----- SOURCE DATA

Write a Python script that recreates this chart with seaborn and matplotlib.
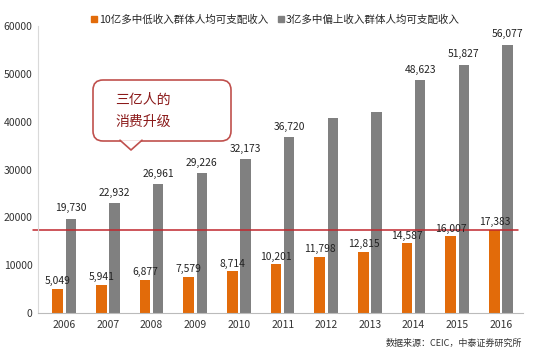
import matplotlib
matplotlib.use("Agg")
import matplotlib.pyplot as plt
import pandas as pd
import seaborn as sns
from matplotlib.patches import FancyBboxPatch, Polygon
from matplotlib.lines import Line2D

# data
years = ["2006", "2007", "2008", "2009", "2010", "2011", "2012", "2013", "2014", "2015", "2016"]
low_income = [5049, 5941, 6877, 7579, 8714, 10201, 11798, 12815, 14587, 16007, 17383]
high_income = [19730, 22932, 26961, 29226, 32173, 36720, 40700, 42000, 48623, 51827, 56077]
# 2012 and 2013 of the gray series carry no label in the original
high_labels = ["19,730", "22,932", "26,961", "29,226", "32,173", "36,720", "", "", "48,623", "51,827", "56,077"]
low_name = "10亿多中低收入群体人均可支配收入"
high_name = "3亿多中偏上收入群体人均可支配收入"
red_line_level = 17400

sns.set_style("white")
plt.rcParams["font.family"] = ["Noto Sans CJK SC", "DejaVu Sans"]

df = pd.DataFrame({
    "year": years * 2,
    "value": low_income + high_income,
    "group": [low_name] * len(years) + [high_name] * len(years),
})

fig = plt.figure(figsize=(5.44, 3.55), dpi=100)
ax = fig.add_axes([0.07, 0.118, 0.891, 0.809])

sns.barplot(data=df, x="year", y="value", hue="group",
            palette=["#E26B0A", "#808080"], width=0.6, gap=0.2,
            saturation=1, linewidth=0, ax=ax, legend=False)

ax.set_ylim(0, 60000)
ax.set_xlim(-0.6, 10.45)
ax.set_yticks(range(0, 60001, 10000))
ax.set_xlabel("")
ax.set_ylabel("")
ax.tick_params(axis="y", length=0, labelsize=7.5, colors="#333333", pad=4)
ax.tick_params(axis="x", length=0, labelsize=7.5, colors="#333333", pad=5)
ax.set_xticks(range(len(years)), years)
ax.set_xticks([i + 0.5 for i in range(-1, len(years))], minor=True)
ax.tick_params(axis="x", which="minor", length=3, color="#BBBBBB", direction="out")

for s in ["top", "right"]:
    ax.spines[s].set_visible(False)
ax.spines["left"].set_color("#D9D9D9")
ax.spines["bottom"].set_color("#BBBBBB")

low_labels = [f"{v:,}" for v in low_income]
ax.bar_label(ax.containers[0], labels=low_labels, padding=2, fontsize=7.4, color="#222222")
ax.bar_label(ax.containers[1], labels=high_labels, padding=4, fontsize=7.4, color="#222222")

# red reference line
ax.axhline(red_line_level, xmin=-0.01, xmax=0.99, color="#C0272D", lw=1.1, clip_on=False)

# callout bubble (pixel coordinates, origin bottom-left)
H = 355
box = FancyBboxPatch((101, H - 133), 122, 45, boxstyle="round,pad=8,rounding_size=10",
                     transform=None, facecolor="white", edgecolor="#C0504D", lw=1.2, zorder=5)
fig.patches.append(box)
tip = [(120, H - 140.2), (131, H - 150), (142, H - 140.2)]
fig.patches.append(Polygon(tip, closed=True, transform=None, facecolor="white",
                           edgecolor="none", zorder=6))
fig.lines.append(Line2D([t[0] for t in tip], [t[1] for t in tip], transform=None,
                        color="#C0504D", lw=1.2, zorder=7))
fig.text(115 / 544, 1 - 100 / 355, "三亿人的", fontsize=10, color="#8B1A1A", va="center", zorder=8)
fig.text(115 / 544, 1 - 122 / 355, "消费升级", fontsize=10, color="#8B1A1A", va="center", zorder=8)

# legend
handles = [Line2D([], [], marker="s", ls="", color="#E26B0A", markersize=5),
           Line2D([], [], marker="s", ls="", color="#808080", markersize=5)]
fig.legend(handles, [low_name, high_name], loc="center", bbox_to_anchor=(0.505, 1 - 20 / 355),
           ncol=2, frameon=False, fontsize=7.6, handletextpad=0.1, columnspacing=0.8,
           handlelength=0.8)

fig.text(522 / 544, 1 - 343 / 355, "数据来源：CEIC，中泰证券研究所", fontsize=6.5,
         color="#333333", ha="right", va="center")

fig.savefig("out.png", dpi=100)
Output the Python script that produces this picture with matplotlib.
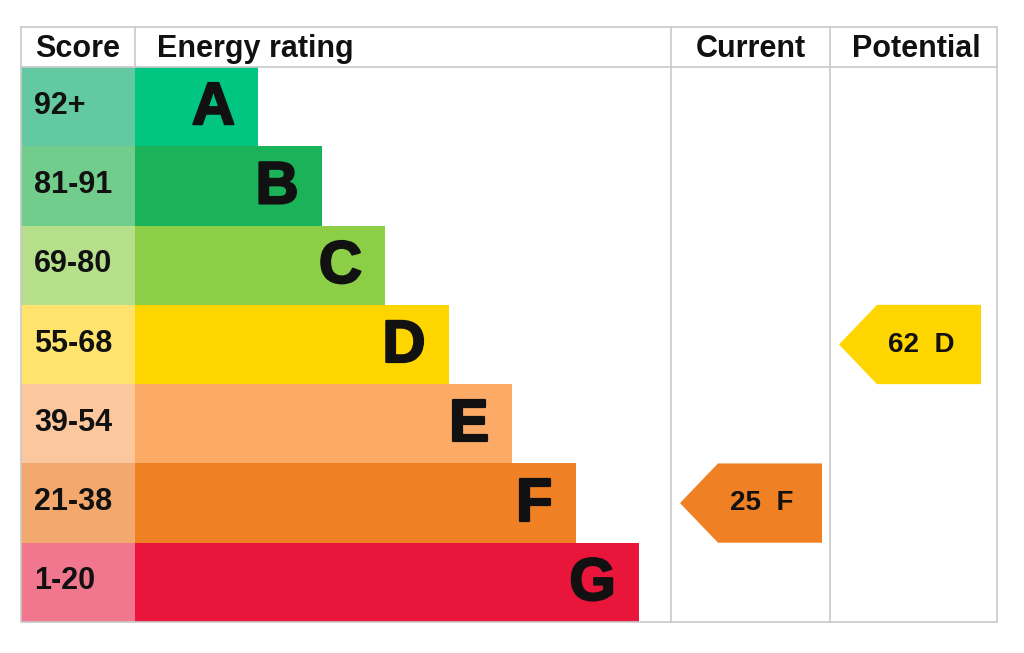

----------

WHAT THE EXERCISE ASKS:
Your task is to set down the records shown above exactly, minus any pictures.

REPLY TO THE TASK:
Write a Python script that recreates this chart with seaborn and matplotlib.
import matplotlib
matplotlib.use("Agg")
import matplotlib.pyplot as plt
import pandas as pd
import seaborn as sns
from matplotlib.patches import FancyBboxPatch, Polygon
from matplotlib.lines import Line2D

# data
years = ["2006", "2007", "2008", "2009", "2010", "2011", "2012", "2013", "2014", "2015", "2016"]
low_income = [5049, 5941, 6877, 7579, 8714, 10201, 11798, 12815, 14587, 16007, 17383]
high_income = [19730, 22932, 26961, 29226, 32173, 36720, 40700, 42000, 48623, 51827, 56077]
# 2012 and 2013 of the gray series carry no label in the original
high_labels = ["19,730", "22,932", "26,961", "29,226", "32,173", "36,720", "", "", "48,623", "51,827", "56,077"]
low_name = "10亿多中低收入群体人均可支配收入"
high_name = "3亿多中偏上收入群体人均可支配收入"
red_line_level = 17400

sns.set_style("white")
plt.rcParams["font.family"] = ["Noto Sans CJK SC", "DejaVu Sans"]

df = pd.DataFrame({
    "year": years * 2,
    "value": low_income + high_income,
    "group": [low_name] * len(years) + [high_name] * len(years),
})

fig = plt.figure(figsize=(5.44, 3.55), dpi=100)
ax = fig.add_axes([0.07, 0.118, 0.891, 0.809])

sns.barplot(data=df, x="year", y="value", hue="group",
            palette=["#E26B0A", "#808080"], width=0.6, gap=0.2,
            saturation=1, linewidth=0, ax=ax, legend=False)

ax.set_ylim(0, 60000)
ax.set_xlim(-0.6, 10.45)
ax.set_yticks(range(0, 60001, 10000))
ax.set_xlabel("")
ax.set_ylabel("")
ax.tick_params(axis="y", length=0, labelsize=7.5, colors="#333333", pad=4)
ax.tick_params(axis="x", length=0, labelsize=7.5, colors="#333333", pad=5)
ax.set_xticks(range(len(years)), years)
ax.set_xticks([i + 0.5 for i in range(-1, len(years))], minor=True)
ax.tick_params(axis="x", which="minor", length=3, color="#BBBBBB", direction="out")

for s in ["top", "right"]:
    ax.spines[s].set_visible(False)
ax.spines["left"].set_color("#D9D9D9")
ax.spines["bottom"].set_color("#BBBBBB")

low_labels = [f"{v:,}" for v in low_income]
ax.bar_label(ax.containers[0], labels=low_labels, padding=2, fontsize=7.4, color="#222222")
ax.bar_label(ax.containers[1], labels=high_labels, padding=4, fontsize=7.4, color="#222222")

# red reference line
ax.axhline(red_line_level, xmin=-0.01, xmax=0.99, color="#C0272D", lw=1.1, clip_on=False)

# callout bubble (pixel coordinates, origin bottom-left)
H = 355
box = FancyBboxPatch((101, H - 133), 122, 45, boxstyle="round,pad=8,rounding_size=10",
                     transform=None, facecolor="white", edgecolor="#C0504D", lw=1.2, zorder=5)
fig.patches.append(box)
tip = [(120, H - 140.2), (131, H - 150), (142, H - 140.2)]
fig.patches.append(Polygon(tip, closed=True, transform=None, facecolor="white",
                           edgecolor="none", zorder=6))
fig.lines.append(Line2D([t[0] for t in tip], [t[1] for t in tip], transform=None,
                        color="#C0504D", lw=1.2, zorder=7))
fig.text(115 / 544, 1 - 100 / 355, "三亿人的", fontsize=10, color="#8B1A1A", va="center", zorder=8)
fig.text(115 / 544, 1 - 122 / 355, "消费升级", fontsize=10, color="#8B1A1A", va="center", zorder=8)

# legend
handles = [Line2D([], [], marker="s", ls="", color="#E26B0A", markersize=5),
           Line2D([], [], marker="s", ls="", color="#808080", markersize=5)]
fig.legend(handles, [low_name, high_name], loc="center", bbox_to_anchor=(0.505, 1 - 20 / 355),
           ncol=2, frameon=False, fontsize=7.6, handletextpad=0.1, columnspacing=0.8,
           handlelength=0.8)

fig.text(522 / 544, 1 - 343 / 355, "数据来源：CEIC，中泰证券研究所", fontsize=6.5,
         color="#333333", ha="right", va="center")

fig.savefig("out.png", dpi=100)
Output the Python script that produces this picture with matplotlib.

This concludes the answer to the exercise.